PROBLEM TO WORK ON: Your task is to print exactly the lines from the line that contains "Rebuild this chart as a Python" through the line that contains "u_brown = [0.0, 0.0]", with pictures left out.

PROVIDED RECORDS:
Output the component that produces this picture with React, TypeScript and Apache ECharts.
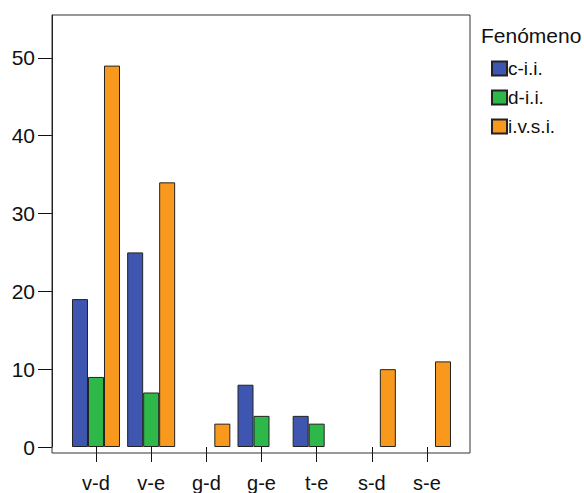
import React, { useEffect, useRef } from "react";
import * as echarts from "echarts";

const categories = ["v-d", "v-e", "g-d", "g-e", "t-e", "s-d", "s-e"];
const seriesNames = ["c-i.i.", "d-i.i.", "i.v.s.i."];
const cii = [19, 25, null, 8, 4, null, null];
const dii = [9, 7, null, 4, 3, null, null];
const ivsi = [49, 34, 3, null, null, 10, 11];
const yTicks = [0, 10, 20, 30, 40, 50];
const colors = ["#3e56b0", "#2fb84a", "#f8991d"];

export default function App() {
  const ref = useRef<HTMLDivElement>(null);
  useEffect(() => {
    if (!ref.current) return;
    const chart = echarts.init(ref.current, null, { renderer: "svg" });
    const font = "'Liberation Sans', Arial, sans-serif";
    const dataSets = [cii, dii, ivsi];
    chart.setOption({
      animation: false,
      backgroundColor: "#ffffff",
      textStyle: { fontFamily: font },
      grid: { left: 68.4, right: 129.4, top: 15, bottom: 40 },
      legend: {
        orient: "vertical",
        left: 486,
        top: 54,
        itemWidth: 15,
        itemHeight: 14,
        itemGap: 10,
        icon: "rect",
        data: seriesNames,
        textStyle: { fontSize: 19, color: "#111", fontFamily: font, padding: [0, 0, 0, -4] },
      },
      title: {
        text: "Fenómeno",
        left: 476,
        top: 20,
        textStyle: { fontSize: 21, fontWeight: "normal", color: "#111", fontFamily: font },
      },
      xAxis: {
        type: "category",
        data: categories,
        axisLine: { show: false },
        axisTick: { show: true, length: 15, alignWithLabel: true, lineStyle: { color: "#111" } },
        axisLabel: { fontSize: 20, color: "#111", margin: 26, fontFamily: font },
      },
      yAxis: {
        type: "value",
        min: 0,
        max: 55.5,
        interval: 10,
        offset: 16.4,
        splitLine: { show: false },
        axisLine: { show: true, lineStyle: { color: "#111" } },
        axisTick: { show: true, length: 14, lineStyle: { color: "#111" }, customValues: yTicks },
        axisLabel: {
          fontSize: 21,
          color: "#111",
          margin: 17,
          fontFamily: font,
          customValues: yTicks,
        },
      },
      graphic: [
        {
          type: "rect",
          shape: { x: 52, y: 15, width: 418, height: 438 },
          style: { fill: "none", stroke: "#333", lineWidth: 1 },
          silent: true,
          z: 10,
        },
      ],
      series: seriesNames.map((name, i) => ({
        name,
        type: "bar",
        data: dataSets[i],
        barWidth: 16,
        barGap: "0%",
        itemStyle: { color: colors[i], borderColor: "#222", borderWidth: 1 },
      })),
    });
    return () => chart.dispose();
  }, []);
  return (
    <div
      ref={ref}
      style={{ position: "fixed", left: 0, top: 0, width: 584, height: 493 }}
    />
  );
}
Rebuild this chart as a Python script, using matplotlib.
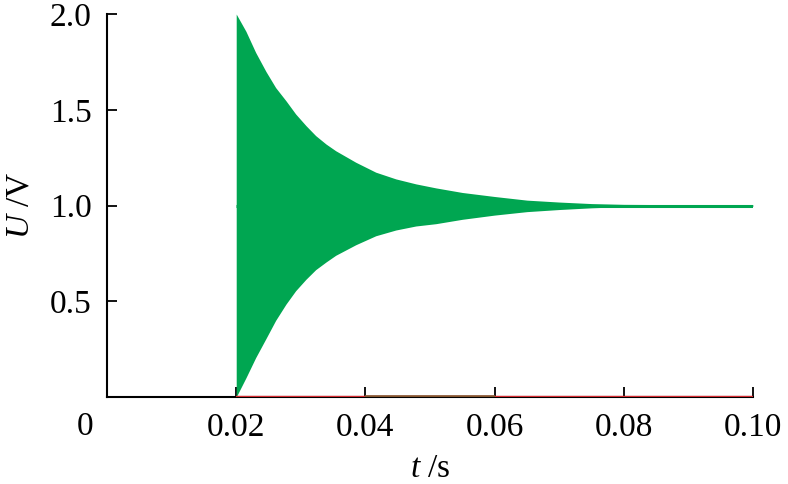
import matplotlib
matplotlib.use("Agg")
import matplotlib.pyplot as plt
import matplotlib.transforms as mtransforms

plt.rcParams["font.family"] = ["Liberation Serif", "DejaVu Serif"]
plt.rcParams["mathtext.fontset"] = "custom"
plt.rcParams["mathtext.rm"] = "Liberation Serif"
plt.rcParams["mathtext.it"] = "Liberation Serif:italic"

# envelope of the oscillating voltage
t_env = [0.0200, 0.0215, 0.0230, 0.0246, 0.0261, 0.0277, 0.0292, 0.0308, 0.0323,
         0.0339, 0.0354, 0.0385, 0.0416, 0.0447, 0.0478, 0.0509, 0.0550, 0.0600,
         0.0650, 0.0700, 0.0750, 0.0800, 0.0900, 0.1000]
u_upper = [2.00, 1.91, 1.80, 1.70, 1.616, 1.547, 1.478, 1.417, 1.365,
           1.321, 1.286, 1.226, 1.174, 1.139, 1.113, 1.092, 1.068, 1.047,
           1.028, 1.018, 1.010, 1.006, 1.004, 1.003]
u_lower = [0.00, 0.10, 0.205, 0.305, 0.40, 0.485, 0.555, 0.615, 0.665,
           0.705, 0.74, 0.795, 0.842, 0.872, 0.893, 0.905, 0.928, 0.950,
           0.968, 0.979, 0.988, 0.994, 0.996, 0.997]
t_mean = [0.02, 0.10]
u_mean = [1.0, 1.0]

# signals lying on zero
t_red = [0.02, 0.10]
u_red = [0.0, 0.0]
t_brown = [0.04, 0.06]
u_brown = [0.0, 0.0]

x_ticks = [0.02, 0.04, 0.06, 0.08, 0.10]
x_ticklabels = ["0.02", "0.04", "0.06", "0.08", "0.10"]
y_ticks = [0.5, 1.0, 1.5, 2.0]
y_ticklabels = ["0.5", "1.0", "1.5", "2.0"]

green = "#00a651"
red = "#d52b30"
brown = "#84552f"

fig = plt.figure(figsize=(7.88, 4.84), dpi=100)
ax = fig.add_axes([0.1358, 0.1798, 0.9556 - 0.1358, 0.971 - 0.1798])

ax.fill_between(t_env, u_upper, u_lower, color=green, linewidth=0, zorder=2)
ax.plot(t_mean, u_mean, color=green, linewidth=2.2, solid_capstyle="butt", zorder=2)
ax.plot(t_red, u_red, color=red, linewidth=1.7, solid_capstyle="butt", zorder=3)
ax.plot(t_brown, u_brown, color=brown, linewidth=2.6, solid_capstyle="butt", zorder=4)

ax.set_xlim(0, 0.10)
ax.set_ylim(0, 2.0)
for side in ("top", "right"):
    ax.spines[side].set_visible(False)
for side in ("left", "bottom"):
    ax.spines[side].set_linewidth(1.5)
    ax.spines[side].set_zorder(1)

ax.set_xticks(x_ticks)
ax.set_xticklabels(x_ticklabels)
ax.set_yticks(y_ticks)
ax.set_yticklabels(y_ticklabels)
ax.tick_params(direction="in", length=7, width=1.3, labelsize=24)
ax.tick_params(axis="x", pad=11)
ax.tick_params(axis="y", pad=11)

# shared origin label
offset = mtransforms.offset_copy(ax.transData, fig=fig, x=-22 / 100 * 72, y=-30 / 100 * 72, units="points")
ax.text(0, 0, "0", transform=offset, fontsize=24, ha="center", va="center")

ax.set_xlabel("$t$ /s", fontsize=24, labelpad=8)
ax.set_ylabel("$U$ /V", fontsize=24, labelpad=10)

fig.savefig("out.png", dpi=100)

---

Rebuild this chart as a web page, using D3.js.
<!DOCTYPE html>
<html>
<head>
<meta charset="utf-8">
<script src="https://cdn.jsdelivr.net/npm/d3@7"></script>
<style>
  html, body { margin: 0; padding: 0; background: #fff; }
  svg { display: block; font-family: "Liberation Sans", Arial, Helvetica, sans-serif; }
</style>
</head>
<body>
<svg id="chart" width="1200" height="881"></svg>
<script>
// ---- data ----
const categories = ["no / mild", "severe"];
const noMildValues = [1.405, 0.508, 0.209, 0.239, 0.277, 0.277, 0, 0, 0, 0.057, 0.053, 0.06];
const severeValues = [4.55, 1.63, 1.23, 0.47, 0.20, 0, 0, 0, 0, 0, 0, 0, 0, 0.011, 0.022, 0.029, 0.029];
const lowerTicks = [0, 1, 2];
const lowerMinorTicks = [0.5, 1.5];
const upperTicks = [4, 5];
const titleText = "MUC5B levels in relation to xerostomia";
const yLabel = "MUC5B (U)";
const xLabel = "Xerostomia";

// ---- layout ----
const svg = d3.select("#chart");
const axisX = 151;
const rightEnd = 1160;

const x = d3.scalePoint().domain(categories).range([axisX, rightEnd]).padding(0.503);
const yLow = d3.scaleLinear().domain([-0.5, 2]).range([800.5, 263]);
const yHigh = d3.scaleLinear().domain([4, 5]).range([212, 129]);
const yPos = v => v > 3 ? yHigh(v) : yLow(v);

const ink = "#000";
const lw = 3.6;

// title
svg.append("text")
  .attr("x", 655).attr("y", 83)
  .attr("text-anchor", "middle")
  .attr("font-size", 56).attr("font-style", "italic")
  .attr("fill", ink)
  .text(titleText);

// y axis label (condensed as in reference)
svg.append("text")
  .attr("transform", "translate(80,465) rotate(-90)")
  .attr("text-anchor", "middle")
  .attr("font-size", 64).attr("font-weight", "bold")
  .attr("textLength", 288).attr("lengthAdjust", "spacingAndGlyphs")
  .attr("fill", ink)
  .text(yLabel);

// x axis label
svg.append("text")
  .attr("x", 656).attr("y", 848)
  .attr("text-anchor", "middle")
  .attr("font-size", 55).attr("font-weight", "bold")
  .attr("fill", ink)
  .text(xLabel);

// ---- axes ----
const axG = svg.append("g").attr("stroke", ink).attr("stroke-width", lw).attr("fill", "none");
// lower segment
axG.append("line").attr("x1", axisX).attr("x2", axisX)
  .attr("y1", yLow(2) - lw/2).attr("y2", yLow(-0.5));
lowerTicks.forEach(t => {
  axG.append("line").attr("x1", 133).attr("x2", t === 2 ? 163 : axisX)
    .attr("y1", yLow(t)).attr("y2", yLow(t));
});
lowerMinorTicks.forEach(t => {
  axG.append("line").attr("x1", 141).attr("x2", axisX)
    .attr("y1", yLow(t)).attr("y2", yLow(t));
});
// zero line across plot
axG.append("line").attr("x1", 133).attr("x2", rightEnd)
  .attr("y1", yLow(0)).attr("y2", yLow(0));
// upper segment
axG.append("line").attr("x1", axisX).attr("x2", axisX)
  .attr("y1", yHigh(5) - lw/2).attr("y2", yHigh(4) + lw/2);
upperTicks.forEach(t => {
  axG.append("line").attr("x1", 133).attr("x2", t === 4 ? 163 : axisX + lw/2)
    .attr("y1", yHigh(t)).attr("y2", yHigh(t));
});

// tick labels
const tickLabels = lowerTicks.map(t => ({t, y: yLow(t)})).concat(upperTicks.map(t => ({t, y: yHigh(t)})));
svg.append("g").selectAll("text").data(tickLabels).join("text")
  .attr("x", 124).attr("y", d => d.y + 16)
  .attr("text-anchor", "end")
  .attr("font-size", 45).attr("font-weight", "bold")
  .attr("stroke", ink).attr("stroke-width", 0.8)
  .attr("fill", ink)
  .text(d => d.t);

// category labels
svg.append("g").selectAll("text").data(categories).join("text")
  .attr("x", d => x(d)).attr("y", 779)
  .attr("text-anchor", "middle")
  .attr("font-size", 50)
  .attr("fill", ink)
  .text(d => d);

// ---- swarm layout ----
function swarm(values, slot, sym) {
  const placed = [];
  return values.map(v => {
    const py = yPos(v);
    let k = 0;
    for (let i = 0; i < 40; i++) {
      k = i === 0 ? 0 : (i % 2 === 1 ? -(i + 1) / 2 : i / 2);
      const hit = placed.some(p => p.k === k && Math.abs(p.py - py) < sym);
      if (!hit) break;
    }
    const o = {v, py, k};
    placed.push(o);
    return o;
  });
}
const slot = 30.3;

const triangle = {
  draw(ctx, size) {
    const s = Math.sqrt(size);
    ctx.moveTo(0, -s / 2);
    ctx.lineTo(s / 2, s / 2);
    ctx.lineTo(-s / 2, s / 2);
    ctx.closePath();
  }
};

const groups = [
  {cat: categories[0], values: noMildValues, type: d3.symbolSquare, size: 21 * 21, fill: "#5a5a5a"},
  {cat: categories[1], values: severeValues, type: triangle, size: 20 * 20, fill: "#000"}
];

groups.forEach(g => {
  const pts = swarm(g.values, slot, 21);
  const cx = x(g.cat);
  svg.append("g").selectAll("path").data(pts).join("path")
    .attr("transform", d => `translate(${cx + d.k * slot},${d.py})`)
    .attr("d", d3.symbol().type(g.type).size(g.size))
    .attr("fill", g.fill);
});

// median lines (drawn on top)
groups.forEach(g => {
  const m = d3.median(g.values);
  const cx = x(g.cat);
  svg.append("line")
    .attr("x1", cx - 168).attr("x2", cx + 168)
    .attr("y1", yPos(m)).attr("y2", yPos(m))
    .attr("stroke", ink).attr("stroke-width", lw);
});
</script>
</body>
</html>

SOLVED PROBLEM:
Rebuild this chart as a Python script, using matplotlib.
import matplotlib
matplotlib.use("Agg")
import matplotlib.pyplot as plt
import matplotlib.transforms as mtransforms

plt.rcParams["font.family"] = ["Liberation Serif", "DejaVu Serif"]
plt.rcParams["mathtext.fontset"] = "custom"
plt.rcParams["mathtext.rm"] = "Liberation Serif"
plt.rcParams["mathtext.it"] = "Liberation Serif:italic"

# envelope of the oscillating voltage
t_env = [0.0200, 0.0215, 0.0230, 0.0246, 0.0261, 0.0277, 0.0292, 0.0308, 0.0323,
         0.0339, 0.0354, 0.0385, 0.0416, 0.0447, 0.0478, 0.0509, 0.0550, 0.0600,
         0.0650, 0.0700, 0.0750, 0.0800, 0.0900, 0.1000]
u_upper = [2.00, 1.91, 1.80, 1.70, 1.616, 1.547, 1.478, 1.417, 1.365,
           1.321, 1.286, 1.226, 1.174, 1.139, 1.113, 1.092, 1.068, 1.047,
           1.028, 1.018, 1.010, 1.006, 1.004, 1.003]
u_lower = [0.00, 0.10, 0.205, 0.305, 0.40, 0.485, 0.555, 0.615, 0.665,
           0.705, 0.74, 0.795, 0.842, 0.872, 0.893, 0.905, 0.928, 0.950,
           0.968, 0.979, 0.988, 0.994, 0.996, 0.997]
t_mean = [0.02, 0.10]
u_mean = [1.0, 1.0]

# signals lying on zero
t_red = [0.02, 0.10]
u_red = [0.0, 0.0]
t_brown = [0.04, 0.06]
u_brown = [0.0, 0.0]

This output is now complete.